Written at New York and received by Madison on 26 July, Rufus king’s letter discussed “a few miscellaneous articles by way of supplement” to his final dispatch as minister to Great Britain. He reported that before his departure from England, knowing that war between Britain and France was imminent, he attempted to negotiate a convention to protect American sailors from impressment. With effort, King framed an agreement with the first lord of the Admiralty, Lord St. Vincent. It prohibited armed vessels of either nation from seizing persons from any ship belonging to the other country on the high seas. It also required each country to prevent its citizens or subjects “from clandestinely concealing, or carrying away” seamen from the territories or possessions of the other nation. The convention was intended to be in effect for five years. The night before King left London, however, St. Vincent decided that the terms must be altered to allow Britain full jurisdiction over seas “immemorially considered to be within the Dominion of Great Britain.” Faced with this assertion of the principle of a closed sea—mare clausum—King “concluded to abandon the negotiation rather than to acquiesce in the Doctrine it proposed to establish” (Madison, Papers description begins William T. Hutchinson, Robert A. Rutland, J. C. A. Stagg, and others, eds., The Papers of James Madison, Chicago and Charlottesville, 1962- , 35 vols.; Sec. of State Ser., 1986- , 9 vols.; Pres. Ser., 1984- , 7 vols.; Ret. Ser., 2009- , 2 vols. description ends , Sec. of State Ser., 5:203-4).

The prime minister, Henry Addington, hinted to King that if the disruptions of the new war should result in independence for South America, the colonial system “must every where be abandoned.” emancipation of s. america: King reported that a British expedition to support rebellion in northern South America, “in readiness to set sail,” had been forestalled by the signing of the Amiens peace and would be put back in motion if Spain entered the war. It was “the Opinion of the first men of the nation,” King noted, “that the secondary Object of the present war, and one that must give England Courage as well as Resources to go on with the Struggle is the entire independence of South America” (same, 205).

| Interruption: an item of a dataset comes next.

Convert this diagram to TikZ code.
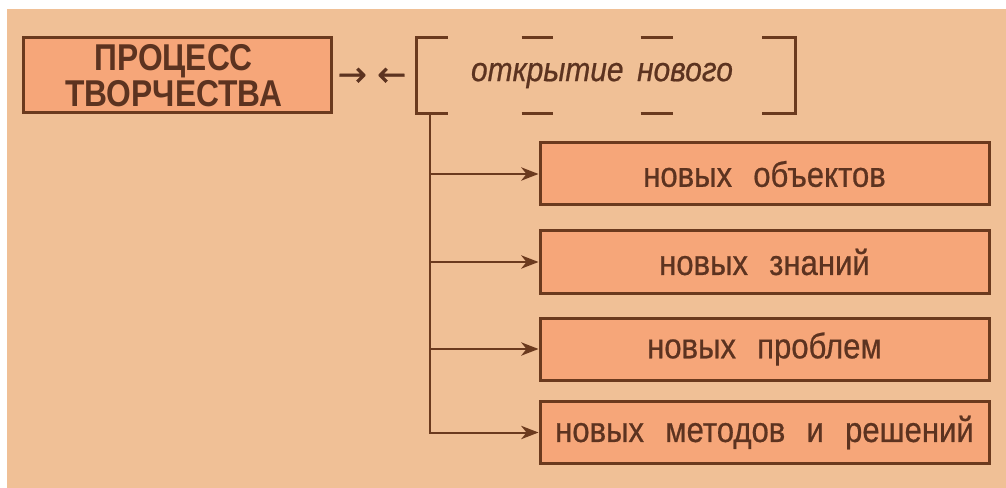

free bottoms free goods: King passed along an “annecdote” that the Prussian government had offered to protect Hanover and northern Germany from the French in exchange for British agreement to the maxim “That free ships should make free Goods.” According to the British response, “no advantage nor Service, which could be named, would be sufficient” to make England agree to that assertion of neutrals’ rights. Finally, King informed Madison that he had declined to accept presents that the crown customarily gave to departing ministers and to plenipotentiaries who had signed treaties or conventions (same, 204-6). The State Department, perhaps in the autumn after it was known in Washington that James Monroe had gone to London as King’s successor, sent Monroe copies of much of the text of King’s letter (same, 206n, 471, 504-5).

sumpter: that is, Thomas Sumter, Jr., who recently resigned his position as secretary of the U.S. legation in France (Vol. 33:624-5; Vol. 37:410-16).